Config Walking and Materialization¶
Helpers for inspecting and resolving placeholder-bearing configs without
running a full executor pipeline. compute_output_path and
resolve_local_placeholders run on the submitter; materialize is the
worker-side counterpart that submits any embedded ExecutorSteps and
substitutes resolved paths into the config.
walk_config ¶
Yield one event per InputName / VersionedValue placeholder reached
while recursively walking dataclasses, lists, and dicts inside obj.
Bare ExecutorSteps are normalized to InputName(step, None) events.
MirroredValues recurse into their inner value (no event of their own).
resolve_local_placeholders ¶
resolve_local_placeholders(
config: ConfigT, output_path: str
) -> ConfigT
Resolve every placeholder that the caller can resolve locally:
OutputName substitutions and VersionedValue unwrapping.
InputName(step=…) and bare ExecutorStep references are deferred
for the worker's materialize call (which resolves them under the
worker's region). MirroredValue is preserved (rebuilt around its
recursed inner value); its meaning is region-aware so resolution belongs
on the worker.
compute_output_path ¶
compute_output_path(
name: str,
config: Any,
*,
override_output_path: str | None = None,
prefix: str | None = None
) -> str
Compute the concrete output path a step with this name+config will produce.
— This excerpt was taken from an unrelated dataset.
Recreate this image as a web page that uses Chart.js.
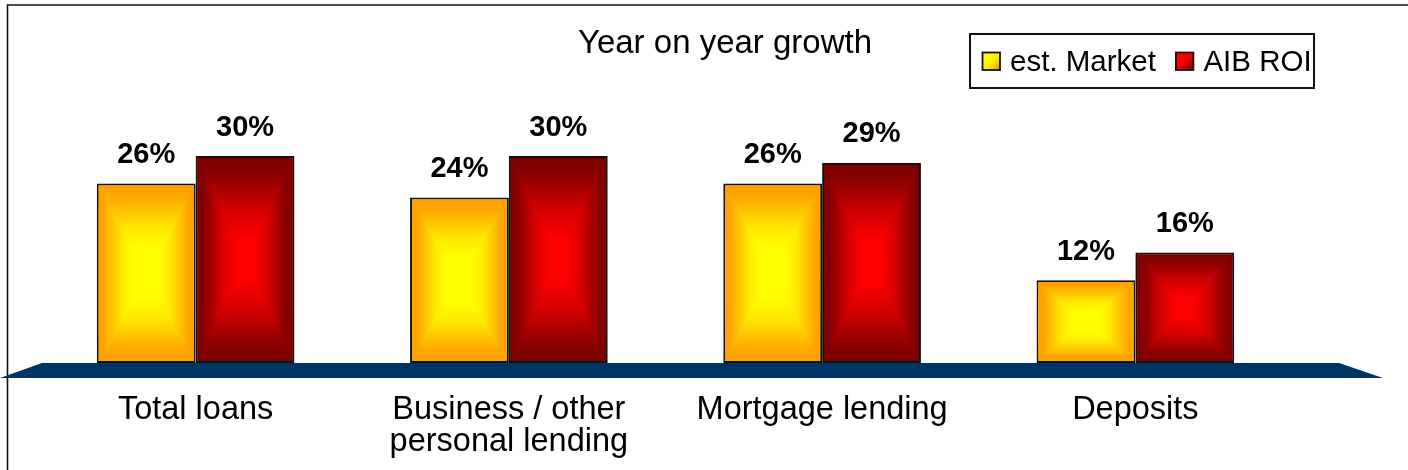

Drives Executor.compute_version (which walks the config's dependency
graph and hashes versioned values — no GCS I/O, no job submission) far
enough to populate the resulting output path. Honors override_output_path
if provided. Otherwise resolves prefix from marin_prefix() and
derives the path from name + a hash of the config's versioned values,
matching Executor's scheme so a step run via Executor.run and a
path computed here agree on the same value.
materialize ¶
materialize(
config: ConfigT,
*,
prefix: str | None = None,
output_path: str | None = None
) -> ConfigT
Run any ExecutorSteps embedded in config, then return a copy of
config with all placeholder paths substituted.
Composes three pieces:
upstream_steps(config)— find embeddedExecutorSteps.Executor(prefix=...).run(steps)— submit them as sub-jobs and block on completion.instantiate_config(config, output_path=<resolved>, output_paths=executor.output_paths, prefix=prefix)— substituteInputName/OutputName/VersionedValue/ExecutorStepplaceholders using the just-computed paths.
Parameters:
-
config(ConfigT) –A launcher config dataclass that may embed
ExecutorSteps and placeholder values. -
prefix(str | None, default:None) –Storage prefix for newly-submitted sub-jobs. Defaults to
marin_prefix()(the worker's regionalgs://marin-{R}bucket), so upstream data is co-located with training. -
output_path(str | None, default:None) –Concrete output path for the current step, used to resolve
OutputName(name=...)placeholders insideconfig. IfNone,materializereadsconfig.output_path. For callers whose config type does not exposeoutput_path, pass it explicitly.
Returns:
-
ConfigT–A copy of
configwith all placeholders substituted to concrete -
ConfigT–paths. A config containing no placeholders round-trips unchanged
-
ConfigT–(idempotent — no sub-jobs submitted).